Input
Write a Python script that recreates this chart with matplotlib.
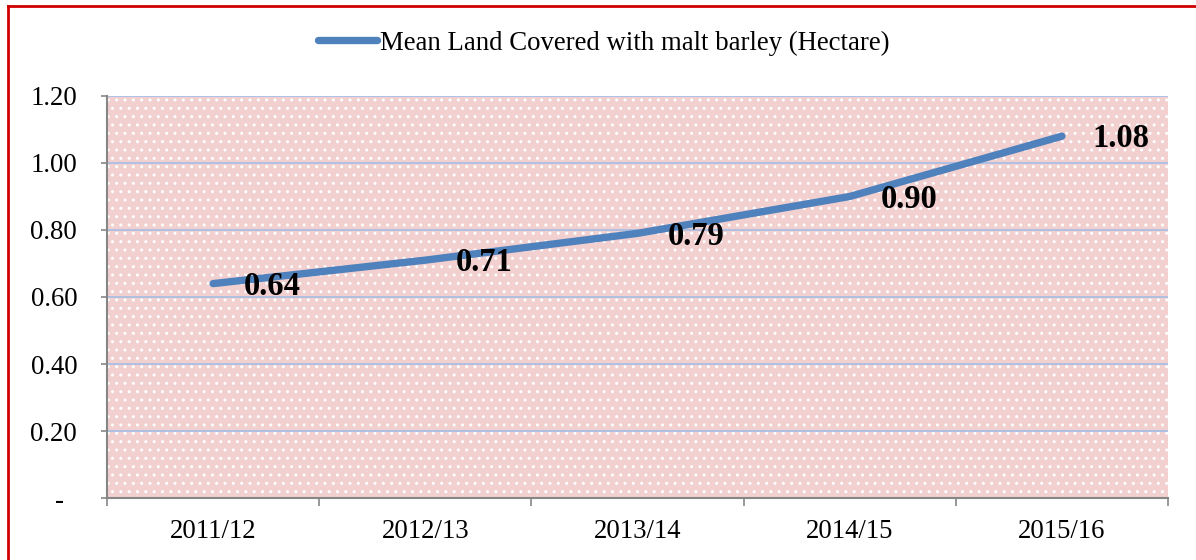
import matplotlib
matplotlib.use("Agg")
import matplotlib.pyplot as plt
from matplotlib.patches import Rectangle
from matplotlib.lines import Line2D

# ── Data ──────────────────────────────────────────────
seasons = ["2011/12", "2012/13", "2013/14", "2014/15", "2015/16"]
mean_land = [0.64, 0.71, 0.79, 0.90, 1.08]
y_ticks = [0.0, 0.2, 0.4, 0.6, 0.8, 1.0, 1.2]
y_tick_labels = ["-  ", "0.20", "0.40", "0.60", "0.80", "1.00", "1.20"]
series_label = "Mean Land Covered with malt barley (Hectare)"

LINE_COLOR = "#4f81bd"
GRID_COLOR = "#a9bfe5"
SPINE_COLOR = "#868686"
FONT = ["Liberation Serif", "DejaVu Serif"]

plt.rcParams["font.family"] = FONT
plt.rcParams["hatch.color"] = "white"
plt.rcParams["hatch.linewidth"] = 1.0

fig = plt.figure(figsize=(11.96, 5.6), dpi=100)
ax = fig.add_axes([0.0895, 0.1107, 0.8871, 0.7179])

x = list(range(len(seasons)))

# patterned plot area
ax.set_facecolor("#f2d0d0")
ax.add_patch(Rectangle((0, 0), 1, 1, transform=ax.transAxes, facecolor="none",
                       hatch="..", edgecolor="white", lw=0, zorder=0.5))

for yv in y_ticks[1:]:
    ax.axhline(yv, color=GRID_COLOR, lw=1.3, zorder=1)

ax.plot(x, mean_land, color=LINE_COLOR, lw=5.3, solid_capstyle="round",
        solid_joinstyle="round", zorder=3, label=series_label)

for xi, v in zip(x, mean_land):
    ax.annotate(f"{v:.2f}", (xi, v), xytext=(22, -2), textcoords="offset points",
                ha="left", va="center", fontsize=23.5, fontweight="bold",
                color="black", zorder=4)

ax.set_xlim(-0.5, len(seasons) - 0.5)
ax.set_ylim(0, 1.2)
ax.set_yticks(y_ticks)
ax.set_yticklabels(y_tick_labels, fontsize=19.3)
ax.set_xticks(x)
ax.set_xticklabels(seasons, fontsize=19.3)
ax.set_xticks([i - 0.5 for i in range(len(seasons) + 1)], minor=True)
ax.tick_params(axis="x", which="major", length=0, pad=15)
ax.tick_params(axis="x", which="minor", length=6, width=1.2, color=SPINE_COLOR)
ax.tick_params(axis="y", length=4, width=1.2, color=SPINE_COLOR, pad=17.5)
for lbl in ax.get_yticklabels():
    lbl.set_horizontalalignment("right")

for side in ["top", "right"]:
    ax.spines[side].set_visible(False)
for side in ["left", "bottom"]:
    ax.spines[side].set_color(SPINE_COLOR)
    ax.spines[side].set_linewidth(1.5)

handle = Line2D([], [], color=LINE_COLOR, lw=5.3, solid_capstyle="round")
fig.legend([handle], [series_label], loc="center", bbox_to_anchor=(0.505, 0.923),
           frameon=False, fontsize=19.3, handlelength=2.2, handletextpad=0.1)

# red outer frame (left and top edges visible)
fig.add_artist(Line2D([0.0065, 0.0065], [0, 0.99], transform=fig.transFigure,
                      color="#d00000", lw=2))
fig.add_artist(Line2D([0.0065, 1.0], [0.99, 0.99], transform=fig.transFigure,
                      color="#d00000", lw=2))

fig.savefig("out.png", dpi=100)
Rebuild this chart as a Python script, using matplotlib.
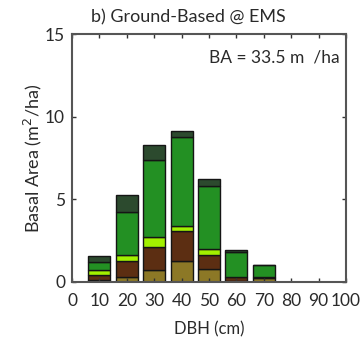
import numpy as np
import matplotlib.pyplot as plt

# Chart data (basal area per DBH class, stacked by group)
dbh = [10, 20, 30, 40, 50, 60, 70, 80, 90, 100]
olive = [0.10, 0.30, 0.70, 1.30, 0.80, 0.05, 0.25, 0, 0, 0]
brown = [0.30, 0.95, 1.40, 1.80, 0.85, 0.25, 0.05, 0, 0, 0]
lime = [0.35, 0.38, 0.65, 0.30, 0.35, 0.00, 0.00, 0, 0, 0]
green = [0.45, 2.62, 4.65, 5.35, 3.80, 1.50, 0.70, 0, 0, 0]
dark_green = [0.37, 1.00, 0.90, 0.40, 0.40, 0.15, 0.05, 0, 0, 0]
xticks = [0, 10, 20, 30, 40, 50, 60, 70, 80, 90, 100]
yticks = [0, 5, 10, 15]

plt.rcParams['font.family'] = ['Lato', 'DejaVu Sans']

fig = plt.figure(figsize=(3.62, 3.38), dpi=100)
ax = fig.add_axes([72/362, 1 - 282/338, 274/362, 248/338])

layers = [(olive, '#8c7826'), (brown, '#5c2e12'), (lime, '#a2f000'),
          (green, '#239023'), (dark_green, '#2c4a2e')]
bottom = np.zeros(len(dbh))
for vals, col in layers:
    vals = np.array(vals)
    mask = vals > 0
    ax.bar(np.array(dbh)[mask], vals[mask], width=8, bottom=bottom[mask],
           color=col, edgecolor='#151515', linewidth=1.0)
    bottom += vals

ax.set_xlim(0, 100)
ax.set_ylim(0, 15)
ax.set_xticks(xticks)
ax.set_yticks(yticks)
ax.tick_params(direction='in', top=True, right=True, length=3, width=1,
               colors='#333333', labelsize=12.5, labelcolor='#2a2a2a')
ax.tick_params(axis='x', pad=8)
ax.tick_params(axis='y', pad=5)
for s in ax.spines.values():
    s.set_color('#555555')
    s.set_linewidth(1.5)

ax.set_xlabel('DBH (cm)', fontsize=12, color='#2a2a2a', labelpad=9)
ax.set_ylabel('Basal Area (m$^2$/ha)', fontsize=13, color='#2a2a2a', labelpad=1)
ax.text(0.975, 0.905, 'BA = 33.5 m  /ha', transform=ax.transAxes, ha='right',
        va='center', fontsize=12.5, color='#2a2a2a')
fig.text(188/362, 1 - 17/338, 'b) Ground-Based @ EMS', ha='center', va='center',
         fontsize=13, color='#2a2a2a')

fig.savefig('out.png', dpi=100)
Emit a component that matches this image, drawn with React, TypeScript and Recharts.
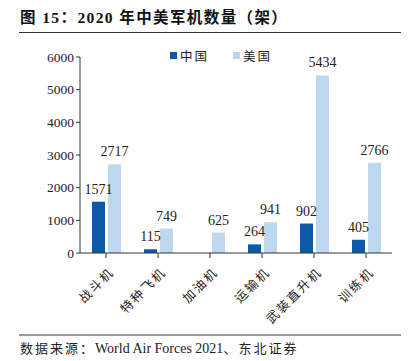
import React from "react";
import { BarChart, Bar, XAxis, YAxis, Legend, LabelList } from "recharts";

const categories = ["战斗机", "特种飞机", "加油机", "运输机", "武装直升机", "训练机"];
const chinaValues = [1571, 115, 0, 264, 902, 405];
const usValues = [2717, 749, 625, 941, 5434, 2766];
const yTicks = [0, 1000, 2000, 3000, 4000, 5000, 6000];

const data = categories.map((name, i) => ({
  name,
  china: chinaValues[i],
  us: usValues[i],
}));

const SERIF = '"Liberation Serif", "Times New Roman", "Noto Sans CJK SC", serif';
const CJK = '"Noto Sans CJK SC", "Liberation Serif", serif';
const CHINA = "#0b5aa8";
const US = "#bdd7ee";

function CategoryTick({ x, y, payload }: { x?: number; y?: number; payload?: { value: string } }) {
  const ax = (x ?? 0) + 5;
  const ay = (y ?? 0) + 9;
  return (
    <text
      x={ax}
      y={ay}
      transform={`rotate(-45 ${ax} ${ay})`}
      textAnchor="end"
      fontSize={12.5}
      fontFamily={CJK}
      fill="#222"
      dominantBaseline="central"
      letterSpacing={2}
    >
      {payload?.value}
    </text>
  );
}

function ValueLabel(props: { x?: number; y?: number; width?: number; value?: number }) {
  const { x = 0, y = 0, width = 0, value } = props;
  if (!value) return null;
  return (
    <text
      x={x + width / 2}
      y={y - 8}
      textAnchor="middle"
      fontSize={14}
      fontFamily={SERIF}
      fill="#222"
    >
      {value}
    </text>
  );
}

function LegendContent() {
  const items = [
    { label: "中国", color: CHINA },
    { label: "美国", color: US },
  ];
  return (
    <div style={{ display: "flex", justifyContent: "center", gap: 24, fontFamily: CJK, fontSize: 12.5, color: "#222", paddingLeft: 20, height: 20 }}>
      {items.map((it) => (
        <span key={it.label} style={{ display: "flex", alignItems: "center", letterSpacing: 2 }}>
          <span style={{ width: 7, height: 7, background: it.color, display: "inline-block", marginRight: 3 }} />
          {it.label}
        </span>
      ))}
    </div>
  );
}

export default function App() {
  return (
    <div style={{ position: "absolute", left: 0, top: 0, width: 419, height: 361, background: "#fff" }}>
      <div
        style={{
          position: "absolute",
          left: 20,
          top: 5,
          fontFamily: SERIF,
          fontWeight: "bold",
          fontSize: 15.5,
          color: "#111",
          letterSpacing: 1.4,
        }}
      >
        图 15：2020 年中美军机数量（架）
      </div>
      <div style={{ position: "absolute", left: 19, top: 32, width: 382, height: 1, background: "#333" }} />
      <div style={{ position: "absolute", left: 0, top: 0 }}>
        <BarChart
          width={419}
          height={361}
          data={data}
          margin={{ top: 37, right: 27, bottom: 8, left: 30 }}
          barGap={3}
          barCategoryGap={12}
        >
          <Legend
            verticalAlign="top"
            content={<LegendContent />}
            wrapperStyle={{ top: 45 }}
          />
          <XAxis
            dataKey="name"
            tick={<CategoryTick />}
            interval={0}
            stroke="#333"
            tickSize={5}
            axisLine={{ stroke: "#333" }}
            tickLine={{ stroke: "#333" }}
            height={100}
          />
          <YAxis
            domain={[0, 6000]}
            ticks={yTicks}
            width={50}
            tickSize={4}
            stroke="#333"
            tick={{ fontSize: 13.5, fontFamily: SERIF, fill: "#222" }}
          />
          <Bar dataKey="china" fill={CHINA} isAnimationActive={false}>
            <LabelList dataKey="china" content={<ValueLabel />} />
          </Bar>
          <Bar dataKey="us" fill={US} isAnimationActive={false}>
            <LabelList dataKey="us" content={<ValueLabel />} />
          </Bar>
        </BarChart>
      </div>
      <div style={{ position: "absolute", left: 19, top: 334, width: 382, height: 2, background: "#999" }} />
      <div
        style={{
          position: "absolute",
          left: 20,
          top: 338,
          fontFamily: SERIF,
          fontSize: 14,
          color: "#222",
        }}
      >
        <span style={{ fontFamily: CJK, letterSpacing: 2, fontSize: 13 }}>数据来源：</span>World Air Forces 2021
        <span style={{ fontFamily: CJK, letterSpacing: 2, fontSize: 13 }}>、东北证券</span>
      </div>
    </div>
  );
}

--

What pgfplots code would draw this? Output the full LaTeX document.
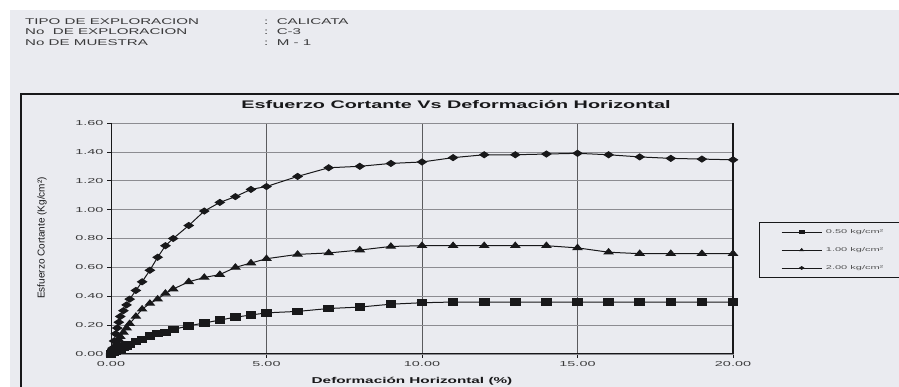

Objective
Skip all pictures. Retype exactly the span whose first line is the one with "Write a Python" and whose last line is the one with "ax.axhline(yv, color=GRID_COLOR, lw=1.3, zorder=1)".

Reply to the exercise
Write a Python script that recreates this chart with matplotlib.
import matplotlib
matplotlib.use("Agg")
import matplotlib.pyplot as plt
from matplotlib.patches import Rectangle
from matplotlib.lines import Line2D

# ── Data ──────────────────────────────────────────────
seasons = ["2011/12", "2012/13", "2013/14", "2014/15", "2015/16"]
mean_land = [0.64, 0.71, 0.79, 0.90, 1.08]
y_ticks = [0.0, 0.2, 0.4, 0.6, 0.8, 1.0, 1.2]
y_tick_labels = ["-  ", "0.20", "0.40", "0.60", "0.80", "1.00", "1.20"]
series_label = "Mean Land Covered with malt barley (Hectare)"

LINE_COLOR = "#4f81bd"
GRID_COLOR = "#a9bfe5"
SPINE_COLOR = "#868686"
FONT = ["Liberation Serif", "DejaVu Serif"]

plt.rcParams["font.family"] = FONT
plt.rcParams["hatch.color"] = "white"
plt.rcParams["hatch.linewidth"] = 1.0

fig = plt.figure(figsize=(11.96, 5.6), dpi=100)
ax = fig.add_axes([0.0895, 0.1107, 0.8871, 0.7179])

x = list(range(len(seasons)))

# patterned plot area
ax.set_facecolor("#f2d0d0")
ax.add_patch(Rectangle((0, 0), 1, 1, transform=ax.transAxes, facecolor="none",
                       hatch="..", edgecolor="white", lw=0, zorder=0.5))

for yv in y_ticks[1:]:
    ax.axhline(yv, color=GRID_COLOR, lw=1.3, zorder=1)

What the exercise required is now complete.